- **Data lines**:
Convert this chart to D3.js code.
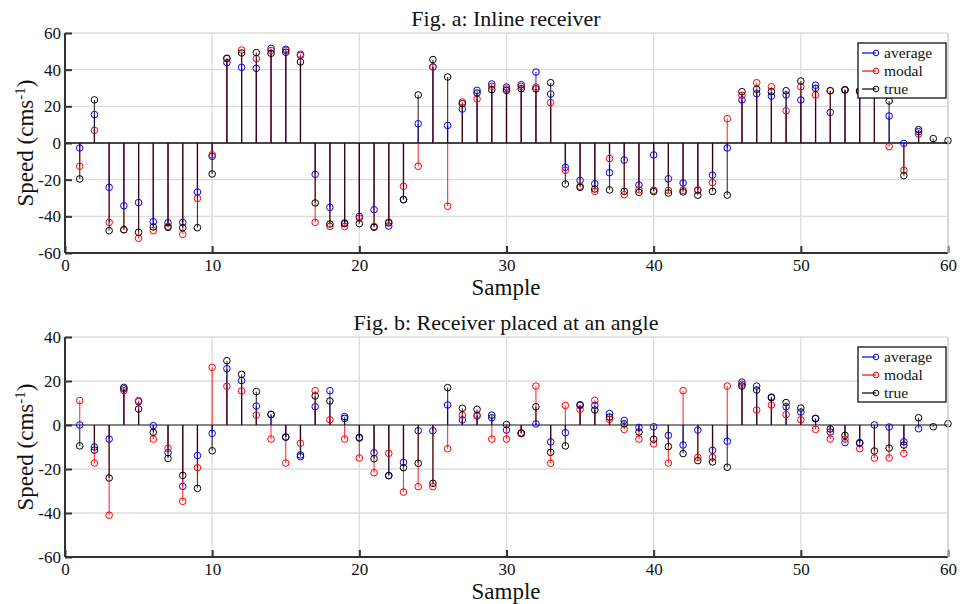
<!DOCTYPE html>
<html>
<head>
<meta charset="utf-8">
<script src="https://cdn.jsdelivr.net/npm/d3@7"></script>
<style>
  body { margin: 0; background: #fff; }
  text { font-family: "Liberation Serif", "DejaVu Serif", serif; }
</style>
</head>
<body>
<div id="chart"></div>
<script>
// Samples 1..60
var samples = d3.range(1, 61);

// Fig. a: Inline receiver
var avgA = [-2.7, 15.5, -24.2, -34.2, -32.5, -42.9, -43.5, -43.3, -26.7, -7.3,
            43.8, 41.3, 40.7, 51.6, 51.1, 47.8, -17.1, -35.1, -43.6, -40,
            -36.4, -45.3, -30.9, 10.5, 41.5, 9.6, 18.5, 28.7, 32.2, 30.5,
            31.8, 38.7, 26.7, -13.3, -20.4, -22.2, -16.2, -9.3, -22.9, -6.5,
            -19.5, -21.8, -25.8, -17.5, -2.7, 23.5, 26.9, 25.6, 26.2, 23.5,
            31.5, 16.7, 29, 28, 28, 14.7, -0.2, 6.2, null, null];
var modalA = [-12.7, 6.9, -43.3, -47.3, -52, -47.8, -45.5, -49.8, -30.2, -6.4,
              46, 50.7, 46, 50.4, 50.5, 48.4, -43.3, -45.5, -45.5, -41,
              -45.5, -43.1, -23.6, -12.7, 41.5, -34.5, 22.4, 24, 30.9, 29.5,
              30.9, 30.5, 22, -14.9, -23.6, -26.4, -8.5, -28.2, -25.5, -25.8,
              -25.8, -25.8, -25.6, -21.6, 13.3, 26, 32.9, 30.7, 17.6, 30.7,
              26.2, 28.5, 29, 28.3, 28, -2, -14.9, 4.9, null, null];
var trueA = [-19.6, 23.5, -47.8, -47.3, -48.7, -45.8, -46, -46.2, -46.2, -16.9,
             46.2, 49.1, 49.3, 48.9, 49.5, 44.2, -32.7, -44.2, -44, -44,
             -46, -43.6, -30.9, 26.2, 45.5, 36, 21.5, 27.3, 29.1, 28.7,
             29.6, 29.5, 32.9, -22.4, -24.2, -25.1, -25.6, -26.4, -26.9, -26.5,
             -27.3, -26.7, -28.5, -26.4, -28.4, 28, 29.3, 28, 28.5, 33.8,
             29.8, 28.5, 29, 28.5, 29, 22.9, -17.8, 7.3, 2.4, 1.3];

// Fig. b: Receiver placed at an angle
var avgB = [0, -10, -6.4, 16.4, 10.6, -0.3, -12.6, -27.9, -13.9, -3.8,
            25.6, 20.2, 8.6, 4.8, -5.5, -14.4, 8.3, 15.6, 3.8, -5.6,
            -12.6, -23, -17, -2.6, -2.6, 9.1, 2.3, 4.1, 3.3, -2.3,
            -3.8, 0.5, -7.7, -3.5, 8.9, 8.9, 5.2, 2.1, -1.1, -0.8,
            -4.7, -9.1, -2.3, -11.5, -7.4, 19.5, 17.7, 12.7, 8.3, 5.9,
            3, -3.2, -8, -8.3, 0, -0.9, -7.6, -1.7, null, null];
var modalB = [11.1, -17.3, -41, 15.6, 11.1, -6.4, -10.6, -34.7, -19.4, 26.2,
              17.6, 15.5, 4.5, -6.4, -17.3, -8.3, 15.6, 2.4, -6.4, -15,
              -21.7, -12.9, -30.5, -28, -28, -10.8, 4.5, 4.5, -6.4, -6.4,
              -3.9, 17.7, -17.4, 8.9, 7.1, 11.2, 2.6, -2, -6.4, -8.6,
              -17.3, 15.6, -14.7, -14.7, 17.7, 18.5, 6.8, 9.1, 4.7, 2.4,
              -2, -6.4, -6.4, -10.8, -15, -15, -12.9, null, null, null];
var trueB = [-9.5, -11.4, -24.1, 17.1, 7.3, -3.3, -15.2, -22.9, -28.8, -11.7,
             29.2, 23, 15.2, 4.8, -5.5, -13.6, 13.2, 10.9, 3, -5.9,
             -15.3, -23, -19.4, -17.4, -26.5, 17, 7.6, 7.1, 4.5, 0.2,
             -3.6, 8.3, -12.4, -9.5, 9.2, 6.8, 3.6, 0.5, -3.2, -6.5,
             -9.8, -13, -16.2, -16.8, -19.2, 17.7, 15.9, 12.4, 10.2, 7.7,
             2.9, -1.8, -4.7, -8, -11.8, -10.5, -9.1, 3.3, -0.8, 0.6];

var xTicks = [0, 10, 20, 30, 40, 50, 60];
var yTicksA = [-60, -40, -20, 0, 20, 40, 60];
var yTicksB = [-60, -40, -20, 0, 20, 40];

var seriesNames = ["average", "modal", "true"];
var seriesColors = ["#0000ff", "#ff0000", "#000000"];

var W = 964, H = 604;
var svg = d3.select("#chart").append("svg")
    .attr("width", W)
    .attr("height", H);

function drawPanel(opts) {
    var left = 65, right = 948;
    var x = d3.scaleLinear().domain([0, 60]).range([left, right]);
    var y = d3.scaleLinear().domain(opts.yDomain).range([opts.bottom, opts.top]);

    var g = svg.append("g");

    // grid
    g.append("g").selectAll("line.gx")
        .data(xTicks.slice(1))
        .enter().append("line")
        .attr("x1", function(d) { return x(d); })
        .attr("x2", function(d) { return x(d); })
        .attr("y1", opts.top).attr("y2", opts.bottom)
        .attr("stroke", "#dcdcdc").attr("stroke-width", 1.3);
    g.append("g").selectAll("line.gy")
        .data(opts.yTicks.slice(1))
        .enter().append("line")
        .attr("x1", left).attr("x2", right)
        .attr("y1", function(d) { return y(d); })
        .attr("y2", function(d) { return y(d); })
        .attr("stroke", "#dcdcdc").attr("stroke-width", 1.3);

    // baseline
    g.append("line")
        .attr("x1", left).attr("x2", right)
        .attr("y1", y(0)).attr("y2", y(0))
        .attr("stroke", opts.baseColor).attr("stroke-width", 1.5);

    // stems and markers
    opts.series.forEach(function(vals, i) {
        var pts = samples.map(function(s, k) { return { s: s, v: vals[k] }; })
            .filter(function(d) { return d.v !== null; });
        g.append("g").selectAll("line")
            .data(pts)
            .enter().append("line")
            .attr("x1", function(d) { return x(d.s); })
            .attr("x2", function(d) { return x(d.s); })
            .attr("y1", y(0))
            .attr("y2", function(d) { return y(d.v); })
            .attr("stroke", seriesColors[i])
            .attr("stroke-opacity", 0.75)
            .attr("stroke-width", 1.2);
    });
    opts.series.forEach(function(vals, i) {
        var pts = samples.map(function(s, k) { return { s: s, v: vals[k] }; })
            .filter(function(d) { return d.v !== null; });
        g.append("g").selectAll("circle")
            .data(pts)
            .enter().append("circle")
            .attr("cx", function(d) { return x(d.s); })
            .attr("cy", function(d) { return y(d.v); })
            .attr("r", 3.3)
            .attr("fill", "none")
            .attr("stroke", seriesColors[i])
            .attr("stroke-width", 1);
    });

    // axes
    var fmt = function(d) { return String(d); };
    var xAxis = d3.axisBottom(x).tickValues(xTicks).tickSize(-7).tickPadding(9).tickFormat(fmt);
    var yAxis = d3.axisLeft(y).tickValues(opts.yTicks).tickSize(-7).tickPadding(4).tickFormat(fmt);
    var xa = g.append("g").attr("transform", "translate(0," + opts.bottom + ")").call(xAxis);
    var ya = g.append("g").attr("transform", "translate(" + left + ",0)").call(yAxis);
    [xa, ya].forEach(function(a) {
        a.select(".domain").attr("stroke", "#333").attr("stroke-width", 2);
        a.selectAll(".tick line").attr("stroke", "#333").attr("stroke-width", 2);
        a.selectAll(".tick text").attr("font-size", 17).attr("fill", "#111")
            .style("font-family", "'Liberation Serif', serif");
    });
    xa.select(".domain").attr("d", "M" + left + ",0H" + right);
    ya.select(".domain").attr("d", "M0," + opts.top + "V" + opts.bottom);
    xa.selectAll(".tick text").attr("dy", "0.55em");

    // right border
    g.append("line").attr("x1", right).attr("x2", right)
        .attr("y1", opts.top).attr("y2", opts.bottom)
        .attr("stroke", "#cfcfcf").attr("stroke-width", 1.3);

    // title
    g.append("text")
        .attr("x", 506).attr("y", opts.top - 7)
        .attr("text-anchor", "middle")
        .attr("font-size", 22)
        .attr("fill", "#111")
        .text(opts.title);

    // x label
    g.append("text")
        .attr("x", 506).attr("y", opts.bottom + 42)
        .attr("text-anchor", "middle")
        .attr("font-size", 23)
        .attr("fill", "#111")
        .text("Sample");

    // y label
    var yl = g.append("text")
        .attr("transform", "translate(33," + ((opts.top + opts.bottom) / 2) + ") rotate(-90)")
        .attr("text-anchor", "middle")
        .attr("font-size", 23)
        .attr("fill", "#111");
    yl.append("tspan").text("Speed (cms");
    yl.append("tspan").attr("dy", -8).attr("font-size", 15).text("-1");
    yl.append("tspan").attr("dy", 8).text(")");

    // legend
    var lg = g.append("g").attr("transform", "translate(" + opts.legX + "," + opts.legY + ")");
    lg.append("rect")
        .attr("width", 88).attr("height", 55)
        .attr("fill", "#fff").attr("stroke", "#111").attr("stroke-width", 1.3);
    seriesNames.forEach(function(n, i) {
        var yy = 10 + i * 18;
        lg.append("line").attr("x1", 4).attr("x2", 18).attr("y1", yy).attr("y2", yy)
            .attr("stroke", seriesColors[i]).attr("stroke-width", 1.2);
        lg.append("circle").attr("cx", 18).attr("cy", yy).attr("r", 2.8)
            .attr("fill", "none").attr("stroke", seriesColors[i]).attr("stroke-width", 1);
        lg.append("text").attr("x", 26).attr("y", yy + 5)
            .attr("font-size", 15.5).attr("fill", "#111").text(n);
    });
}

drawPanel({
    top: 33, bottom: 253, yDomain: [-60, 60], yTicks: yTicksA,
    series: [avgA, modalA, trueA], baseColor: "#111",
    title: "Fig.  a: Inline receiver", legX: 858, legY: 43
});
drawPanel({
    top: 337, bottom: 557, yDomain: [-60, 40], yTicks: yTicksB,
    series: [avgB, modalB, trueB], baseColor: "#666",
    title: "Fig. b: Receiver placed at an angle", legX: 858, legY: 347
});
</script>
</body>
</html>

- **Problem details**:
Show all lines from the data above in which the word "chart" appears.

- **Answer to the task**:
Convert this chart to D3.js code.
<div id="chart"></div>
var svg = d3.select("#chart").append("svg")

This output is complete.